Trying to etch models into a chip is a dead end until we reach “peak” quality.

However, unless they include some kind of LoRA (low-rank adaptation) adapter onto the silicon, it severely limits the utility of whatever model or architecture they choose. Being able to modify the weights is way more useful.

Honestly, diffusion decoders are probably where we’ll end up some day. Not end there, but that’s probably the next logical step in the throughput chain.

General purpose compute is infinitely more valuable during times of great software improvements than highly specialized compute.

Things like Tensor Processing Units (TPUs) still aren’t ubiquitous yet, even though they’ve been around for 10+ years.
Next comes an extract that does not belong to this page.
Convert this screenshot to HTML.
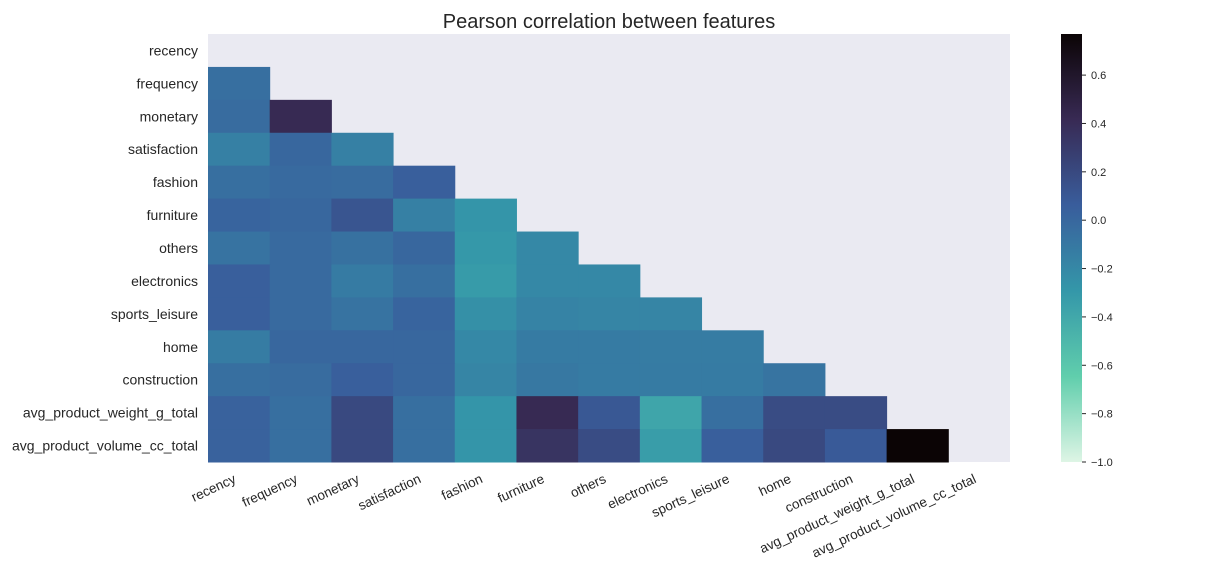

They’re Too specialized to allow for reasonable flexibility on testing.

[–] NotMyOldRedditName@lemmy.world 1 points 17 hours ago* (last edited 16 hours ago)

They claim they can apply Lora's to it, and that at a data centre scale, it will pay for itself in a year vs existing GPU methods... but who knows if any of that is true.

They'd need a pretty good recycle process set up to get rid of cards that are no longer useful after a couple years as well.

But ya, maybe this is future future, once we have these amazing models that don't need to be changing often.

Edit: and some models would be better suited for it than others. A creative writing model is less likely to suffer not being updated as frequently as a programming model for example.